### Available data

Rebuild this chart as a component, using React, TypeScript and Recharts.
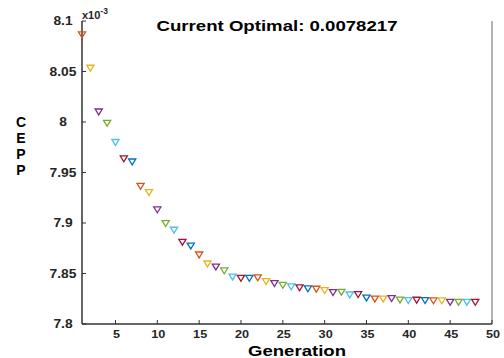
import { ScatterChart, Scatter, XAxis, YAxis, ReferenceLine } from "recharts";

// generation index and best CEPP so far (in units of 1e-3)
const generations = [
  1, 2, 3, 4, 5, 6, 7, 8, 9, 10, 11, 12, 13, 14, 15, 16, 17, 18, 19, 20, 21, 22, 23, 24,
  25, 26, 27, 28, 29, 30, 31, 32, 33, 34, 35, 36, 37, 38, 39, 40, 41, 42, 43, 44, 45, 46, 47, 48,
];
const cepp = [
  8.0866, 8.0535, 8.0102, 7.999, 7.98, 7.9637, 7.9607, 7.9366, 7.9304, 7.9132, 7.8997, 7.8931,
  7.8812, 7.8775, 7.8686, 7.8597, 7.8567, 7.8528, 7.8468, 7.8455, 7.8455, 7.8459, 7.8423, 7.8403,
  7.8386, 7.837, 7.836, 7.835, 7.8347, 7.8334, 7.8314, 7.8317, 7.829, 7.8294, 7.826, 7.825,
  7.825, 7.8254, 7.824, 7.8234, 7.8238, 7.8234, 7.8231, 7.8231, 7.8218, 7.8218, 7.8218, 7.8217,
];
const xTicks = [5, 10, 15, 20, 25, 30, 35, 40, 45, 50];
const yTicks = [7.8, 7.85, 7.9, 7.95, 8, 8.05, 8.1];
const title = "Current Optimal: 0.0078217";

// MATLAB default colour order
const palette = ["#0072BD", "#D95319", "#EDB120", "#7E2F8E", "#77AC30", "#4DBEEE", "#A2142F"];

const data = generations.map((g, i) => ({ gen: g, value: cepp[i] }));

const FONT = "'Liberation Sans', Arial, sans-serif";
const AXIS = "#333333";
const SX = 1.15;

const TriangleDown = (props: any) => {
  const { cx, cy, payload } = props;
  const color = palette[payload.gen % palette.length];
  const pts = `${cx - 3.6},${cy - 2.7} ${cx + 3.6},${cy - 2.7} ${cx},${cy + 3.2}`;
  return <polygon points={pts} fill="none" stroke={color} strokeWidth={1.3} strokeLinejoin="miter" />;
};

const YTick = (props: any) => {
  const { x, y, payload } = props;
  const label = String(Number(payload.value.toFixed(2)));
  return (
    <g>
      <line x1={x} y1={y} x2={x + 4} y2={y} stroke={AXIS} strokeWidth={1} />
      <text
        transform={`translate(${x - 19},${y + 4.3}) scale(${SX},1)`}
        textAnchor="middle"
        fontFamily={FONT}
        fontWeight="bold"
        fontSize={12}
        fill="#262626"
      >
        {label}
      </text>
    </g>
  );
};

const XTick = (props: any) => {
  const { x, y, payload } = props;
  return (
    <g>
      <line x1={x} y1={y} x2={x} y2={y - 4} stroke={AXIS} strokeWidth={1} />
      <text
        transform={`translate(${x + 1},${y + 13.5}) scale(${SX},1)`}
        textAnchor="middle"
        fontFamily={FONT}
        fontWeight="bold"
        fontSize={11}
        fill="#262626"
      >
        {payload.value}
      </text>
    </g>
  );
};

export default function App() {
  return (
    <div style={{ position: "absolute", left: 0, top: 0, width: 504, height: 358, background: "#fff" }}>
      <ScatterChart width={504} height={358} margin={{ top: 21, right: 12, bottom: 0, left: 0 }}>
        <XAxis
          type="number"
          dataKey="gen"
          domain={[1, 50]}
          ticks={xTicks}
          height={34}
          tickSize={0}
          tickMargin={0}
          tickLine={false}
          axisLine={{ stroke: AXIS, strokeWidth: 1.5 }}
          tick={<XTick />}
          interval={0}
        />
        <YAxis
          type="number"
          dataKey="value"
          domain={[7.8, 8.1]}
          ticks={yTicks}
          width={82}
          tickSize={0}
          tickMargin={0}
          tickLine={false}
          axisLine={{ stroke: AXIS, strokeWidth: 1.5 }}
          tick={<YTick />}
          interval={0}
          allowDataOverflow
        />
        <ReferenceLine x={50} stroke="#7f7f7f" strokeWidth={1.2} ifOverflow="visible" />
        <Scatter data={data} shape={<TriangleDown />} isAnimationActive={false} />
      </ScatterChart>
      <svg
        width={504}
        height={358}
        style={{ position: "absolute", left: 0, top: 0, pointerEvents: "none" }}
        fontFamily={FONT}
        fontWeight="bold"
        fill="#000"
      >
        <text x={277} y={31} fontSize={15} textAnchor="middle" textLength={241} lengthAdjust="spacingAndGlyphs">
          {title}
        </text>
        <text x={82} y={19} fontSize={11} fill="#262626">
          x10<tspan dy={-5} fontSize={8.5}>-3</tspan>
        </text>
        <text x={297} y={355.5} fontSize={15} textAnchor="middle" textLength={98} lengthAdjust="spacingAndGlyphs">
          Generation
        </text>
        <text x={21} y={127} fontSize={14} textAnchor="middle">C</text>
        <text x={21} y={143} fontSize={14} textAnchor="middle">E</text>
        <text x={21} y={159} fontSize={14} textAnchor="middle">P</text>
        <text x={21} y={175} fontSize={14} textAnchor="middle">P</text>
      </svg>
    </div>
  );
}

### The exercise
Make an exact copy of all the material, but keep the pictures out of it.

### Correct response
Rebuild this chart as a component, using React, TypeScript and Recharts.
import { ScatterChart, Scatter, XAxis, YAxis, ReferenceLine } from "recharts";

// generation index and best CEPP so far (in units of 1e-3)
const generations = [
  1, 2, 3, 4, 5, 6, 7, 8, 9, 10, 11, 12, 13, 14, 15, 16, 17, 18, 19, 20, 21, 22, 23, 24,
  25, 26, 27, 28, 29, 30, 31, 32, 33, 34, 35, 36, 37, 38, 39, 40, 41, 42, 43, 44, 45, 46, 47, 48,
];
const cepp = [
  8.0866, 8.0535, 8.0102, 7.999, 7.98, 7.9637, 7.9607, 7.9366, 7.9304, 7.9132, 7.8997, 7.8931,
  7.8812, 7.8775, 7.8686, 7.8597, 7.8567, 7.8528, 7.8468, 7.8455, 7.8455, 7.8459, 7.8423, 7.8403,
  7.8386, 7.837, 7.836, 7.835, 7.8347, 7.8334, 7.8314, 7.8317, 7.829, 7.8294, 7.826, 7.825,
  7.825, 7.8254, 7.824, 7.8234, 7.8238, 7.8234, 7.8231, 7.8231, 7.8218, 7.8218, 7.8218, 7.8217,
];
const xTicks = [5, 10, 15, 20, 25, 30, 35, 40, 45, 50];
const yTicks = [7.8, 7.85, 7.9, 7.95, 8, 8.05, 8.1];
const title = "Current Optimal: 0.0078217";

// MATLAB default colour order
const palette = ["#0072BD", "#D95319", "#EDB120", "#7E2F8E", "#77AC30", "#4DBEEE", "#A2142F"];

const data = generations.map((g, i) => ({ gen: g, value: cepp[i] }));

const FONT = "'Liberation Sans', Arial, sans-serif";
const AXIS = "#333333";
const SX = 1.15;

const TriangleDown = (props: any) => {
  const { cx, cy, payload } = props;
  const color = palette[payload.gen % palette.length];
  const pts = `${cx - 3.6},${cy - 2.7} ${cx + 3.6},${cy - 2.7} ${cx},${cy + 3.2}`;
  return <polygon points={pts} fill="none" stroke={color} strokeWidth={1.3} strokeLinejoin="miter" />;
};

const YTick = (props: any) => {
  const { x, y, payload } = props;
  const label = String(Number(payload.value.toFixed(2)));
  return (
    <g>
      <line x1={x} y1={y} x2={x + 4} y2={y} stroke={AXIS} strokeWidth={1} />
      <text
        transform={`translate(${x - 19},${y + 4.3}) scale(${SX},1)`}
        textAnchor="middle"
        fontFamily={FONT}
        fontWeight="bold"
        fontSize={12}
        fill="#262626"
      >
        {label}
      </text>
    </g>
  );
};

const XTick = (props: any) => {
  const { x, y, payload } = props;
  return (
    <g>
      <line x1={x} y1={y} x2={x} y2={y - 4} stroke={AXIS} strokeWidth={1} />
      <text
        transform={`translate(${x + 1},${y + 13.5}) scale(${SX},1)`}
        textAnchor="middle"
        fontFamily={FONT}
        fontWeight="bold"
        fontSize={11}
        fill="#262626"
      >
        {payload.value}
      </text>
    </g>
  );
};

export default function App() {
  return (
    <div style={{ position: "absolute", left: 0, top: 0, width: 504, height: 358, background: "#fff" }}>
      <ScatterChart width={504} height={358} margin={{ top: 21, right: 12, bottom: 0, left: 0 }}>
        <XAxis
          type="number"
          dataKey="gen"
          domain={[1, 50]}
          ticks={xTicks}
          height={34}
          tickSize={0}
          tickMargin={0}
          tickLine={false}
          axisLine={{ stroke: AXIS, strokeWidth: 1.5 }}
          tick={<XTick />}
          interval={0}
        />
        <YAxis
          type="number"
          dataKey="value"
          domain={[7.8, 8.1]}
          ticks={yTicks}
          width={82}
          tickSize={0}
          tickMargin={0}
          tickLine={false}
          axisLine={{ stroke: AXIS, strokeWidth: 1.5 }}
          tick={<YTick />}
          interval={0}
          allowDataOverflow
        />
        <ReferenceLine x={50} stroke="#7f7f7f" strokeWidth={1.2} ifOverflow="visible" />
        <Scatter data={data} shape={<TriangleDown />} isAnimationActive={false} />
      </ScatterChart>
      <svg
        width={504}
        height={358}
        style={{ position: "absolute", left: 0, top: 0, pointerEvents: "none" }}
        fontFamily={FONT}
        fontWeight="bold"
        fill="#000"
      >
        <text x={277} y={31} fontSize={15} textAnchor="middle" textLength={241} lengthAdjust="spacingAndGlyphs">
          {title}
        </text>
        <text x={82} y={19} fontSize={11} fill="#262626">
          x10<tspan dy={-5} fontSize={8.5}>-3</tspan>
        </text>
        <text x={297} y={355.5} fontSize={15} textAnchor="middle" textLength={98} lengthAdjust="spacingAndGlyphs">
          Generation
        </text>
        <text x={21} y={127} fontSize={14} textAnchor="middle">C</text>
        <text x={21} y={143} fontSize={14} textAnchor="middle">E</text>
        <text x={21} y={159} fontSize={14} textAnchor="middle">P</text>
        <text x={21} y={175} fontSize={14} textAnchor="middle">P</text>
      </svg>
    </div>
  );
}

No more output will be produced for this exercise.